Bill Whittington, winner of the 1979 24 Hours of Le Mans, has died after a reported plane crash at the age of 71.
According to multiple reports, Whittington was killed when a private aircraft he was piloting crashed in the Arizona desert.
The Texas-born driver won the French endurance classic in a Kremer-built Porsche 935 K3 alongside brother Don and Klaus Ludwig, while also achieving success in IMSA, taking 14 race wins and the GTP title between 1978 and 1985.
He remains the only driver to win Le Mans alongside a sibling and holds similar distinction in the Indianapolis 500, where he, Don and brother Dale become the only three brothers to qualify for the same race, one of five starts in the race he would make.
In 1986 Whittington pleaded guilty to income tax evasion and conspiracy to smuggle marijuana into the United States from Colombia.
He was sentenced to 15 years in federal prison and ordered to surrender $7 million in property and other assets, with brother Don pleading guilty to money laundering in association with Bill’s operation a year later.
Both brothers served prison sentences, with Bill serving five years behind bars while Don was incarcerated for for 18 months.
“I just spent three days will Bill here in Florida last week, then he went to the Bahamas, then went back to Arizona,” Whittington’s former co-team owner and co-driver Randy Lanier told RACER. “He took a friend out in a Merlin (plane) there. It was a friend with terminal cancer who lost his pilot’s license, so he took him up flying.”
“We were close. He was my brother,” he continued. “He sent me a message yesterday morning, it was scripture: ‘Put on the full armor of God, so that you can make your stand against the devil’s schemes.’ And he said he was going to get ready to take his buddy up. His final act was taking up someone with terminal cancer.”

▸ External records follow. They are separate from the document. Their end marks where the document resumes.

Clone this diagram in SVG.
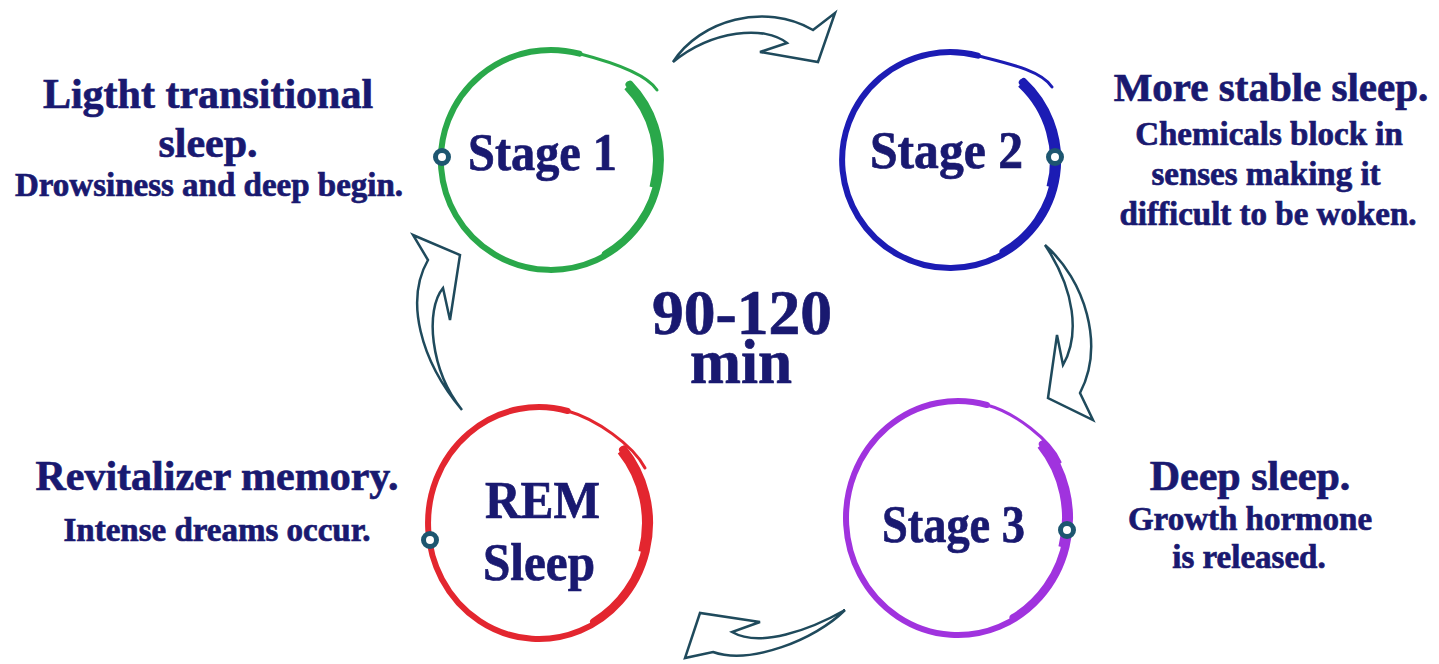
<svg xmlns="http://www.w3.org/2000/svg" width="1439" height="664" viewBox="0 0 1439 664">
<style>
.t{font-family:"Liberation Serif","Times New Roman",serif;font-weight:bold;fill:#191970;stroke:#191970;stroke-width:0.7}
.big{font-size:42px;text-anchor:middle}
.sm{font-size:33px;text-anchor:middle}
.lbl{font-size:52px}
.ctr{font-size:63px}
.ring{fill:none;stroke-width:6;stroke-linecap:round}
.tail{fill:none;stroke-width:3;stroke-linecap:round}
.thick1{fill:none;stroke-width:7;stroke-linecap:round}
.thick2{fill:none;stroke-width:10;stroke-linecap:butt}
.dot{fill:#fff;stroke:#1d5670;stroke-width:5}
.arrow{fill:#fff;stroke:#1f4a5c;stroke-width:2.5;stroke-linejoin:miter}
</style>
<rect width="1439" height="664" fill="#fff"/>

<g id="connectors">
<path class="arrow" d="M673,62 C700,20 765,2 813,30 L835,13 L818,62 L760,52 L787,43 C765,25 712,30 673,62 Z"/>
<path class="arrow" d="M1045,245 C1085,280 1105,345 1080,393 L1093,420 L1048,398 L1057,335 L1063,365 C1080,335 1075,290 1045,245 Z"/>
<path class="arrow" d="M845,610 C815,640 750,665 713,652 L685,658 L700,613 L760,622 L732,632 C760,648 810,630 845,610 Z"/>
<path class="arrow" d="M462,410 C420,360 405,300 428,260 L413,235 L460,255 L450,320 L443,288 C425,310 430,370 462,410 Z"/>
</g>

<g id="stage1">
<path class="ring" stroke="#2aa84a" d="M630.1,83.6 A110,110 0 1 1 579.5,53.7"/>
<path class="tail" stroke="#2aa84a" d="M579.5,53.7 C608,61 646,73 657,90"/>
<path class="thick1" stroke="#2aa84a" d="M629,84.6 A108.5,108.5 0 0 1 605.3,254"/>
<path class="thick2" stroke="#2aa84a" d="M628,85.7 A107,107 0 0 1 654.4,187.7"/>
<circle class="dot" cx="442" cy="157" r="6.5"/>
<text class="t lbl" x="468" y="170" textLength="149" lengthAdjust="spacingAndGlyphs">Stage 1</text>
</g>

<g id="stage2">
<path class="ring" stroke="#1c1cb4" d="M1023.7,81 A108,108 0 1 1 977.9,55.7"/>
<path class="tail" stroke="#1c1cb4" d="M977.9,55.7 C1006,63 1041,70 1052,87"/>
<path class="thick1" stroke="#1c1cb4" d="M1022.3,82.5 A106,106 0 0 1 1003,251.8"/>
<path class="thick2" stroke="#1c1cb4" d="M1021.6,83.2 A105,105 0 0 1 1051.4,187.2"/>
<circle class="dot" cx="1055" cy="157" r="6.5"/>
<text class="t lbl" x="870" y="168" textLength="153" lengthAdjust="spacingAndGlyphs">Stage 2</text>
</g>

<g id="stage3">
<path class="ring" stroke="#a033de" d="M1043.8,442.8 A112,117 0 1 1 987,405"/>
<path class="tail" stroke="#a033de" d="M987,405 C1016,413 1050,440 1060,462"/>
<path class="thick1" stroke="#a033de" d="M1042.3,444.1 A110,115 0 0 1 1013,617.6"/>
<path class="thick2" stroke="#a033de" d="M1041.5,444.7 A109,114 0 0 1 1063.3,547.5"/>
<circle class="dot" cx="1067" cy="530" r="6.5"/>
<text class="t lbl" x="882" y="542" textLength="143" lengthAdjust="spacingAndGlyphs">Stage 3</text>
</g>

<g id="rem">
<path class="ring" stroke="#e3262f" d="M624,448.4 A111,116 0 1 1 567.7,411"/>
<path class="tail" stroke="#e3262f" d="M567.7,411 C596,419 633,445 645,468"/>
<path class="thick1" stroke="#e3262f" d="M622.5,449.7 A109,114 0 0 1 593.5,621.7"/>
<path class="thick2" stroke="#e3262f" d="M621.7,450.4 A108,113 0 0 1 643.3,552.2"/>
<circle class="dot" cx="430" cy="540" r="6.5"/>
<text class="t lbl" x="485" y="518" textLength="115" lengthAdjust="spacingAndGlyphs">REM</text>
<text class="t lbl" x="483" y="580" textLength="112" lengthAdjust="spacingAndGlyphs">Sleep</text>
</g>

<g id="center">
<text class="t ctr" x="652" y="334" textLength="180" lengthAdjust="spacingAndGlyphs">90-120</text>
<text class="t ctr" x="690" y="383" textLength="102" lengthAdjust="spacingAndGlyphs">min</text>
</g>

<g id="desc-stage1">
<text class="t big" x="208" y="108">Ligtht transitional</text>
<text class="t big" x="208" y="157">sleep.</text>
<text class="t sm" x="209" y="196">Drowsiness and deep begin.</text>
</g>

<g id="desc-stage2">
<text class="t big" x="1271" y="101" style="font-size:41px">More stable sleep.</text>
<text class="t sm" x="1269" y="145">Chemicals block in</text>
<text class="t sm" x="1266" y="185">senses making it</text>
<text class="t sm" x="1268" y="225">difficult to be woken.</text>
</g>

<g id="desc-rem">
<text class="t big" x="217" y="490">Revitalizer memory.</text>
<text class="t sm" x="217" y="541">Intense dreams occur.</text>
</g>

<g id="desc-stage3">
<text class="t big" x="1250" y="490">Deep sleep.</text>
<text class="t sm" x="1250" y="530">Growth hormone</text>
<text class="t sm" x="1249" y="568">is released.</text>
</g>
</svg>
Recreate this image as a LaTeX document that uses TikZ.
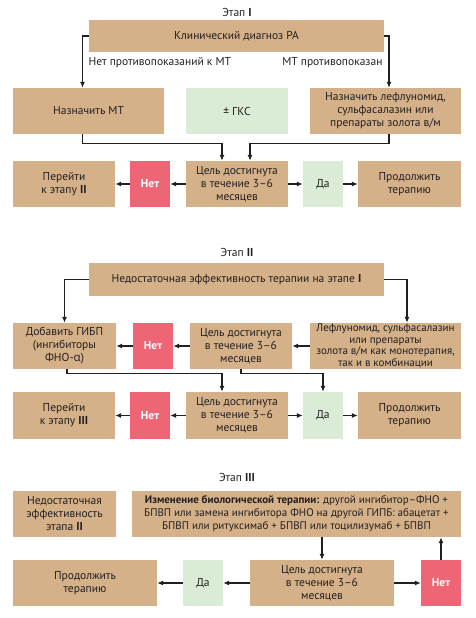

Lanier said he recently reconnected with his former IMSA team-mate when he himself was released from prison following similar drug-related convictions in 2014.
“I got out about six years ago, and was pretty high-profile and couldn’t see him for a lot of reasons,” he said. “And then, just last week, all that changed and it had been 34 years of racing since we’d seen each other. It was like God brought us back together before he transcended.”